EXERCISE AIM: Look below and pull out each line with the word "matplotlib".

◆ ◆ ◆

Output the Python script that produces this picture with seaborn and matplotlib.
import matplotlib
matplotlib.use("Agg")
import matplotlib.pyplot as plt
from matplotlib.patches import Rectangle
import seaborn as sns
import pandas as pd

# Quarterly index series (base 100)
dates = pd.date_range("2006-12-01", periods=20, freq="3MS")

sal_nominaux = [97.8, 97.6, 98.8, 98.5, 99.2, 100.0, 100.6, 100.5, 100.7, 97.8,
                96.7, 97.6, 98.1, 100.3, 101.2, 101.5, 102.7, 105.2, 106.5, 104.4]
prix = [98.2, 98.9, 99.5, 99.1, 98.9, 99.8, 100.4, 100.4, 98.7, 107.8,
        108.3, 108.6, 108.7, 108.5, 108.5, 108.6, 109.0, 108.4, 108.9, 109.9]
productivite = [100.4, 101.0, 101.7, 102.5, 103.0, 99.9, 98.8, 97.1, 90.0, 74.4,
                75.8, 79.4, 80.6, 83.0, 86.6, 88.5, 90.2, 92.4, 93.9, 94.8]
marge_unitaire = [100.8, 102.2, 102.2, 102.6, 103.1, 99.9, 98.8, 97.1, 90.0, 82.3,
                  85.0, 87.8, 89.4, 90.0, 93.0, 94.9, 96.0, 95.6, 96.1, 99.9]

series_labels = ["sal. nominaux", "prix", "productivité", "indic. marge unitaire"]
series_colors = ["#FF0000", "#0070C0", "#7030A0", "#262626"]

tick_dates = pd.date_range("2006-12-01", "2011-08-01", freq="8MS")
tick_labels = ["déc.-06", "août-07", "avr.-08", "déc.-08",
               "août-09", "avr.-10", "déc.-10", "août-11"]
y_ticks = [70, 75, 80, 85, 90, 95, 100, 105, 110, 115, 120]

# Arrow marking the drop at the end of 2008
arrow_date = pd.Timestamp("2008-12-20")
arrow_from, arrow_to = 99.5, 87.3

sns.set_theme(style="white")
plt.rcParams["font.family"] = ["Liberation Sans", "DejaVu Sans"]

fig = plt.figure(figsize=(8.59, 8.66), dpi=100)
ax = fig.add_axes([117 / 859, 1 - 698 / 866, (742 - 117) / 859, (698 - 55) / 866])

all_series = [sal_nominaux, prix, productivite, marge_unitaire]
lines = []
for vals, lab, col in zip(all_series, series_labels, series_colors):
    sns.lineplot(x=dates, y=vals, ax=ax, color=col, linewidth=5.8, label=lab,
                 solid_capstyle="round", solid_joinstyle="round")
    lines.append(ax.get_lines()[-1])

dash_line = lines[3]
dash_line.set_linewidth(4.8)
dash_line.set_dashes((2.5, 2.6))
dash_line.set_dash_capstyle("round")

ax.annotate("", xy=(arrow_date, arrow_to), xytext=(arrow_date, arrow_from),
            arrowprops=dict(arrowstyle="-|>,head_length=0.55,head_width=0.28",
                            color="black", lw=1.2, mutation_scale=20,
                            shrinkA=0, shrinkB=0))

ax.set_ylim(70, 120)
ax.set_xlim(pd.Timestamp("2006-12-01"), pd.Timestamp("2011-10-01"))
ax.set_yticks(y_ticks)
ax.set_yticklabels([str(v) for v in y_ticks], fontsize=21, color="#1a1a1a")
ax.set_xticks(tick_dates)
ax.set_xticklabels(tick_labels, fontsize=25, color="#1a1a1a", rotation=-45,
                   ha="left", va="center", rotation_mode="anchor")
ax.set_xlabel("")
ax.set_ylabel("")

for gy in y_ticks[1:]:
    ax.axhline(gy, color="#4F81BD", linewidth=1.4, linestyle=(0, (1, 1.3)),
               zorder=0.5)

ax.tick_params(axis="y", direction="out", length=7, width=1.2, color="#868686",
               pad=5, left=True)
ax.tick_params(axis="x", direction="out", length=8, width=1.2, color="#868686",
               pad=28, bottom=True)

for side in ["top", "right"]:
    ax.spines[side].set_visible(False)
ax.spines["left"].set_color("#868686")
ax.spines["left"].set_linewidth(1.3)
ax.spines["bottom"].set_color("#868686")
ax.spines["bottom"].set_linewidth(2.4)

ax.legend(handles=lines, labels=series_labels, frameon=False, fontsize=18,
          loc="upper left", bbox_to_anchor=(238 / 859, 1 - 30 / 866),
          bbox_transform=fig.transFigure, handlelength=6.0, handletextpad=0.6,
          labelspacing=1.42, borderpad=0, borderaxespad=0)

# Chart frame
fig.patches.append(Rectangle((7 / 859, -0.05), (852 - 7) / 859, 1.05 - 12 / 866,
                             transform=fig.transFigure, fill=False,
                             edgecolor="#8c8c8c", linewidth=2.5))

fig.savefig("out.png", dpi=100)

◆ ◆ ◆

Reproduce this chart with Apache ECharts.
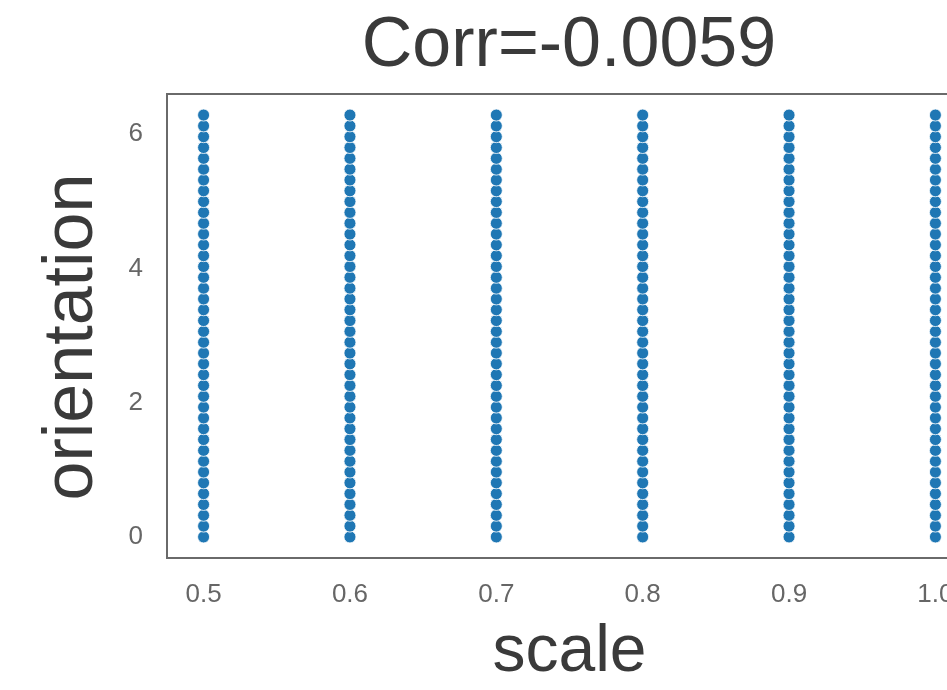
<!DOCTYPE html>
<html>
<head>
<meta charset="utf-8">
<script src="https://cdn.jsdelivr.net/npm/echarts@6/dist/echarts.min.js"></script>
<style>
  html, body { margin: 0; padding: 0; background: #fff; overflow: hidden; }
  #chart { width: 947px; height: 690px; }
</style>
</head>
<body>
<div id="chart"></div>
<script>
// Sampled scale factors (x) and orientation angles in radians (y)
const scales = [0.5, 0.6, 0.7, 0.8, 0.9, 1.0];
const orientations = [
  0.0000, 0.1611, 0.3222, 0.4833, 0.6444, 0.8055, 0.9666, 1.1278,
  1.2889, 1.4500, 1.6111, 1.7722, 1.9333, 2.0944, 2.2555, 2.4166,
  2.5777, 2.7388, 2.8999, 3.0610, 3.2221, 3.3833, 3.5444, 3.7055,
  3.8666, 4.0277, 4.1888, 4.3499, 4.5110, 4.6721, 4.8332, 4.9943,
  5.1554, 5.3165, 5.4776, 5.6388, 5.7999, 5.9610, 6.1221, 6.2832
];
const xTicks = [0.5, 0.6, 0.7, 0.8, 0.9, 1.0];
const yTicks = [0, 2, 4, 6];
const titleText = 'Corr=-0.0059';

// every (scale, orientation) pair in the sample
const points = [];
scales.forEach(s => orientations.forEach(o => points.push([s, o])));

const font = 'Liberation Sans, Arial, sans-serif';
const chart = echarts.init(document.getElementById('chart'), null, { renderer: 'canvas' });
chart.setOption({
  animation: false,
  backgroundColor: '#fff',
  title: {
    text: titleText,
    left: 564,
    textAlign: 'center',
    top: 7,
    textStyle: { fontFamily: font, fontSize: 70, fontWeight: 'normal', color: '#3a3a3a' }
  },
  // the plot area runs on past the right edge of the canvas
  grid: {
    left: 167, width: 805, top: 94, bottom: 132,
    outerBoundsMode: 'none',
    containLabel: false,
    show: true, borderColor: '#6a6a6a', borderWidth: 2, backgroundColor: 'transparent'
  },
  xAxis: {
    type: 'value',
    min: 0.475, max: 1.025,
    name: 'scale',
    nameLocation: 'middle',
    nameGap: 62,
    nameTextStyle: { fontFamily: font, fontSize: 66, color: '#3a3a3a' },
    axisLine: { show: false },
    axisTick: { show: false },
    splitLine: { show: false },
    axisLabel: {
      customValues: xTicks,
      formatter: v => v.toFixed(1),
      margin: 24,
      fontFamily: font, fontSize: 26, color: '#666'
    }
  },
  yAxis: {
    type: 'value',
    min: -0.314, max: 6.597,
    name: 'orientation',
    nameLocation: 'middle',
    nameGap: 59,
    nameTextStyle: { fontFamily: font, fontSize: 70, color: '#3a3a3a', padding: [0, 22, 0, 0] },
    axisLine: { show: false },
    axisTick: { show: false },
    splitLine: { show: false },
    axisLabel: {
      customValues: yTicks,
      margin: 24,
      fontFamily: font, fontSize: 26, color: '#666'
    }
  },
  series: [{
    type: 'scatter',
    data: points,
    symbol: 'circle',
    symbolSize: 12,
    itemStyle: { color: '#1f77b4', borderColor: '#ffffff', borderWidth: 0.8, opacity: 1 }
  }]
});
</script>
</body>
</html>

◆ ◆ ◆

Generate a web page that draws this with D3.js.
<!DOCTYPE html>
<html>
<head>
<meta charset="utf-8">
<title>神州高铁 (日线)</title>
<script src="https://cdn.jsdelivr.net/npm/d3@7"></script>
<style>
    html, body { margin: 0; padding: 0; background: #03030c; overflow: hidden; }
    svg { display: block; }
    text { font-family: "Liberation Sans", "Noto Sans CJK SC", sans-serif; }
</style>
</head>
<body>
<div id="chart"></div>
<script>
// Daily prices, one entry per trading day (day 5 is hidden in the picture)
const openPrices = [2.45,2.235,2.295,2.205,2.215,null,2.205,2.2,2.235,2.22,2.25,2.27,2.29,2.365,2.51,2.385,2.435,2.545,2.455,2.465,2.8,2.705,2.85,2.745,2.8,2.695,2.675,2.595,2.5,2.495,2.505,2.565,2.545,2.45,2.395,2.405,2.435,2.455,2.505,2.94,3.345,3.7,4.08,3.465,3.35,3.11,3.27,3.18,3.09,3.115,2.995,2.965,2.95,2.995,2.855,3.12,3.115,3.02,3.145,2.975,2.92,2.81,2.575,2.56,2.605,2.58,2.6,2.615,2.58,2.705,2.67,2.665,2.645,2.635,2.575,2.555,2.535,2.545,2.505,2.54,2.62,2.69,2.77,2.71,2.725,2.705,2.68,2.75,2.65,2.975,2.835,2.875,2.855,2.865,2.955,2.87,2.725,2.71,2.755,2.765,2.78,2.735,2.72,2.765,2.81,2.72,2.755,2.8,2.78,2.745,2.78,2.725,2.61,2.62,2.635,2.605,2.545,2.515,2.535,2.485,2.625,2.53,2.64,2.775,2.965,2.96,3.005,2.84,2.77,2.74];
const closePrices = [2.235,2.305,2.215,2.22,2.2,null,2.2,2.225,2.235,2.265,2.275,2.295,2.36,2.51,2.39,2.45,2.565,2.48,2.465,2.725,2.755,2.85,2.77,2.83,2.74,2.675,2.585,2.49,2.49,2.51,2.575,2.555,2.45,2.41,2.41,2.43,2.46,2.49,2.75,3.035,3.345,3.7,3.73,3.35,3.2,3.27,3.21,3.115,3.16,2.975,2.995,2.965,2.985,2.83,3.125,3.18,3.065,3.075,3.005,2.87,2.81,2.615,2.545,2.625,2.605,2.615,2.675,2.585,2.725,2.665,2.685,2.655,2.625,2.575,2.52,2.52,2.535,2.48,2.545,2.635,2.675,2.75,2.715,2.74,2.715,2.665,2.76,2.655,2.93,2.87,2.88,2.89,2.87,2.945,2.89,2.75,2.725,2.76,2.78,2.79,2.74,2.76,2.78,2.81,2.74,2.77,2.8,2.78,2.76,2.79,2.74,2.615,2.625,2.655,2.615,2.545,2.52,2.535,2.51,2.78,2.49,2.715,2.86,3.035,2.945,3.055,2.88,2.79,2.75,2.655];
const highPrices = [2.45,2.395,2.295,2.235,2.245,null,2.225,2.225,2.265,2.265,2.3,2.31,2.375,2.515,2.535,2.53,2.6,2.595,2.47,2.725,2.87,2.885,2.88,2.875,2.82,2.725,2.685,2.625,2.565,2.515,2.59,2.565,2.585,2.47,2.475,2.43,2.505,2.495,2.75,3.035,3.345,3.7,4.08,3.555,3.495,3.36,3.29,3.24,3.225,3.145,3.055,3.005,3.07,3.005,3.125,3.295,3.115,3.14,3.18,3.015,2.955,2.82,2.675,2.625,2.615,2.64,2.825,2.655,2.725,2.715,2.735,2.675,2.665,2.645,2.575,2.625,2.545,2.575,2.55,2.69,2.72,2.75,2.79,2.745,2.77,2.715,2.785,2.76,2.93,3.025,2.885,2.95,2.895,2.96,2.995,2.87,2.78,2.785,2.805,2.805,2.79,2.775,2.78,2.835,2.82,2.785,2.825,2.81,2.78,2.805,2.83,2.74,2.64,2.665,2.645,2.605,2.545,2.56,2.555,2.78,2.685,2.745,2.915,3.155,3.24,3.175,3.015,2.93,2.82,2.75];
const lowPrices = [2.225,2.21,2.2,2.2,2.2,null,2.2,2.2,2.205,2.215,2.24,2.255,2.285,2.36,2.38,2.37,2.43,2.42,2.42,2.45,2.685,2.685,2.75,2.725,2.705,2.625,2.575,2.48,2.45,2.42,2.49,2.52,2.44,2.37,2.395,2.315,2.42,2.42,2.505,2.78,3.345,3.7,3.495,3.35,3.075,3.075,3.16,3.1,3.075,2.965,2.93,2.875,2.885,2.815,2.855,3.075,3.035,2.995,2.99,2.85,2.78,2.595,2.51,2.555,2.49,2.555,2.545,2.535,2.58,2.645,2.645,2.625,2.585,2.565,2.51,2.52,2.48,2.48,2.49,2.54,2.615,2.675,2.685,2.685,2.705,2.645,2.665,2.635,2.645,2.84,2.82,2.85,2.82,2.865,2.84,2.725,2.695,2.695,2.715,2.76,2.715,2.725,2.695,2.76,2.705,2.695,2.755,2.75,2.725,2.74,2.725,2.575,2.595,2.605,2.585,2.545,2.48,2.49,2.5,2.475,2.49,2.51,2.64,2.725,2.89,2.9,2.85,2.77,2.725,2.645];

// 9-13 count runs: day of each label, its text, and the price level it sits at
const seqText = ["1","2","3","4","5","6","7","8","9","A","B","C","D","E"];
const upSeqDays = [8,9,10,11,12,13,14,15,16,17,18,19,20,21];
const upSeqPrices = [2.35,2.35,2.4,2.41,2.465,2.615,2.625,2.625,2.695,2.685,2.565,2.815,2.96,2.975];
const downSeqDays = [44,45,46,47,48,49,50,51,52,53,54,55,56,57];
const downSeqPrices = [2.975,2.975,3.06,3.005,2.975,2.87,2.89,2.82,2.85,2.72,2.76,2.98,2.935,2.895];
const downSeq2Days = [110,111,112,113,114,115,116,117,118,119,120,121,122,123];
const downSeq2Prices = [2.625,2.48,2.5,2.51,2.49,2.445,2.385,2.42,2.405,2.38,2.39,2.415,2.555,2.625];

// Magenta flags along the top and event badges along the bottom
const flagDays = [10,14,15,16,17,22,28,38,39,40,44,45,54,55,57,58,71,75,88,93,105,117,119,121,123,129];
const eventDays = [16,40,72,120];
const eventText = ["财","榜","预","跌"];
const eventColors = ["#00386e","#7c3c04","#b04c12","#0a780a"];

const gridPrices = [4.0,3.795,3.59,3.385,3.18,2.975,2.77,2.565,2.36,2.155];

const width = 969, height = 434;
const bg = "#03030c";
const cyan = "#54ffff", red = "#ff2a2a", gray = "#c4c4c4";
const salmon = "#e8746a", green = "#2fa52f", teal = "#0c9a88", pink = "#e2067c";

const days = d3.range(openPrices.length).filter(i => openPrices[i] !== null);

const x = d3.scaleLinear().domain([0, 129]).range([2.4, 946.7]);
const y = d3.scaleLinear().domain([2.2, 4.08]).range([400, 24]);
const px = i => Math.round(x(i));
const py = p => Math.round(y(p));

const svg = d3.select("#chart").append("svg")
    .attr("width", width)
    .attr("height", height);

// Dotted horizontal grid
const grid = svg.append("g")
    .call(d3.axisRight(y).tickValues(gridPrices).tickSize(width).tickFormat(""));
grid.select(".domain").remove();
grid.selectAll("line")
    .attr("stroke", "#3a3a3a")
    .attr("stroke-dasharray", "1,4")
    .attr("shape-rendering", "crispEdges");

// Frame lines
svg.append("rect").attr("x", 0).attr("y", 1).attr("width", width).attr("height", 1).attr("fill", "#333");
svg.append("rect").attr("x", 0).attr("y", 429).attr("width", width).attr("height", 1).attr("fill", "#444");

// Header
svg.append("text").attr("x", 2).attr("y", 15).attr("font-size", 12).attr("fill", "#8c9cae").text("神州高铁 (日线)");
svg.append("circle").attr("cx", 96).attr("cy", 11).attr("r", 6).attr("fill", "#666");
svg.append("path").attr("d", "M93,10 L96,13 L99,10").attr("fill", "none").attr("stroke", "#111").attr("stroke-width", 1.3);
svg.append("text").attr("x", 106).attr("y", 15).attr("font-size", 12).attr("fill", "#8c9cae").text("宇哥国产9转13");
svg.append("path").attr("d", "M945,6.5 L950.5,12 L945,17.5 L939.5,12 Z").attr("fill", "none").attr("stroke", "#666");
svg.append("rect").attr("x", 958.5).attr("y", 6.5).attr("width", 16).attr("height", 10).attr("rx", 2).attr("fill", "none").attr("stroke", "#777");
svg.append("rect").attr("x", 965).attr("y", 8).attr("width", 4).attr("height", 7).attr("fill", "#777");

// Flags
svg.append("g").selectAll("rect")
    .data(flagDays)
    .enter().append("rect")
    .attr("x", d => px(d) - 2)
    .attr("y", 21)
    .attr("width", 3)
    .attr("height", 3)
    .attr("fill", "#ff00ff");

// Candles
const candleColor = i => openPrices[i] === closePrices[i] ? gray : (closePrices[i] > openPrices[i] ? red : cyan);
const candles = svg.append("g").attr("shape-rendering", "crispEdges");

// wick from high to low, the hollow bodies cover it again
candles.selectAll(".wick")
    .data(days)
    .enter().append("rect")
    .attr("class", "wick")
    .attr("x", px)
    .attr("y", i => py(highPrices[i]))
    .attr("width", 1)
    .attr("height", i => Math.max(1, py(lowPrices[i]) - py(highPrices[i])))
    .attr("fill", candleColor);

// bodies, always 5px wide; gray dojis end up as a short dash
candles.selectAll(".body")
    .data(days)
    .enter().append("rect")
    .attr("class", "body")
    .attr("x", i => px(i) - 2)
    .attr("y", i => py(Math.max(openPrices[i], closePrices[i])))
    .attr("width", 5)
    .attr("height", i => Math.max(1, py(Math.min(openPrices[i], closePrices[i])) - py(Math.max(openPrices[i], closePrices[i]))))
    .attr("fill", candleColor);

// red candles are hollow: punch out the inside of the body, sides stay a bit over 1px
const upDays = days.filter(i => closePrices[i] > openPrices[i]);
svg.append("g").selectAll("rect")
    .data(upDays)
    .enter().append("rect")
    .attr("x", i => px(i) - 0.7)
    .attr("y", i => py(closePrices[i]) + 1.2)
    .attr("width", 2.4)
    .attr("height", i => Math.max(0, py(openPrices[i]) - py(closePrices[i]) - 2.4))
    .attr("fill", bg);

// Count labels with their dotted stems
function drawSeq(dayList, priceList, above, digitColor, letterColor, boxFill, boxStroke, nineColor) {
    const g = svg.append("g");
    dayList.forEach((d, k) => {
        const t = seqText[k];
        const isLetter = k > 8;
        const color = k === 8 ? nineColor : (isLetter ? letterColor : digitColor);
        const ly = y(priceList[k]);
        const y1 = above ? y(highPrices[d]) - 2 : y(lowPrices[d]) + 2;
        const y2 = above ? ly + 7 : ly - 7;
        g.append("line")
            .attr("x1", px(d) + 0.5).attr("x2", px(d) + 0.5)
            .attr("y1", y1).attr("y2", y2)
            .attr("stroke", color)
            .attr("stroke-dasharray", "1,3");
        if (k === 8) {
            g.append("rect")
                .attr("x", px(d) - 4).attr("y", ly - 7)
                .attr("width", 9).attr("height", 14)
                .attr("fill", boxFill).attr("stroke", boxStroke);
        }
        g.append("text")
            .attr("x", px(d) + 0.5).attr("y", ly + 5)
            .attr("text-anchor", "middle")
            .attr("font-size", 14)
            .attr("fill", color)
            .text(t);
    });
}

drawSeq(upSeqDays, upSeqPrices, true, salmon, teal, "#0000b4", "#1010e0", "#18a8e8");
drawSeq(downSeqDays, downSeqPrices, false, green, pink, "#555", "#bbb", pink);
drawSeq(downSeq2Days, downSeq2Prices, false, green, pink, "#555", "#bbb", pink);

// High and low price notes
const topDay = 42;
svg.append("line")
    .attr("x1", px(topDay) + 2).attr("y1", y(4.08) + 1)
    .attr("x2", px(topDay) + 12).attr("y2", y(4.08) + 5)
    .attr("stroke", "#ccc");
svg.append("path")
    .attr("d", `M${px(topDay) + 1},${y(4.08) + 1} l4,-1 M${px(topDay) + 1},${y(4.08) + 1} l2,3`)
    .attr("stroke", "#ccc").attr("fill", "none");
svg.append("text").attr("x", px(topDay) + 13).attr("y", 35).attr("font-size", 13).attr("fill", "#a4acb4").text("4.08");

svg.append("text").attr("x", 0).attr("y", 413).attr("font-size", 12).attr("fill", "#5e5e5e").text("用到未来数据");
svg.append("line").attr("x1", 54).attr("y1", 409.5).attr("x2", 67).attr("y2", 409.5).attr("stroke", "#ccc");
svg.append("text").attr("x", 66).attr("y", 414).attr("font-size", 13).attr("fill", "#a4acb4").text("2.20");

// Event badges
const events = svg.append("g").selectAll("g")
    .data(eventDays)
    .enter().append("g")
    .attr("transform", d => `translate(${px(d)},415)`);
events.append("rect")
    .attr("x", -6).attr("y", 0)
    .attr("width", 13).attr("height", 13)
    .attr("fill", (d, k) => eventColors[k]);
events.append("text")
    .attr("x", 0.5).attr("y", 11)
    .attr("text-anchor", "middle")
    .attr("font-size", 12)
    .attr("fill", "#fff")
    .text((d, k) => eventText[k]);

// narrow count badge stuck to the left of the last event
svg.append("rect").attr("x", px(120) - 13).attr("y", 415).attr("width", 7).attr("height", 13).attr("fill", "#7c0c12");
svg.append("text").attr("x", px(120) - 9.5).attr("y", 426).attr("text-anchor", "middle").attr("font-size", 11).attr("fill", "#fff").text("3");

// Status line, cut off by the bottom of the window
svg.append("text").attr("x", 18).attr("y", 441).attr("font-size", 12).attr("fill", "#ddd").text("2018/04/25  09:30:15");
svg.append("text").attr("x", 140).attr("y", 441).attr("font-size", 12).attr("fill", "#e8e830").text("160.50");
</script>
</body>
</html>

◆ ◆ ◆

WRITTEN ANSWER:
Output the Python script that produces this picture with seaborn and matplotlib.
import matplotlib
matplotlib.use("Agg")
import matplotlib.pyplot as plt
from matplotlib.patches import Rectangle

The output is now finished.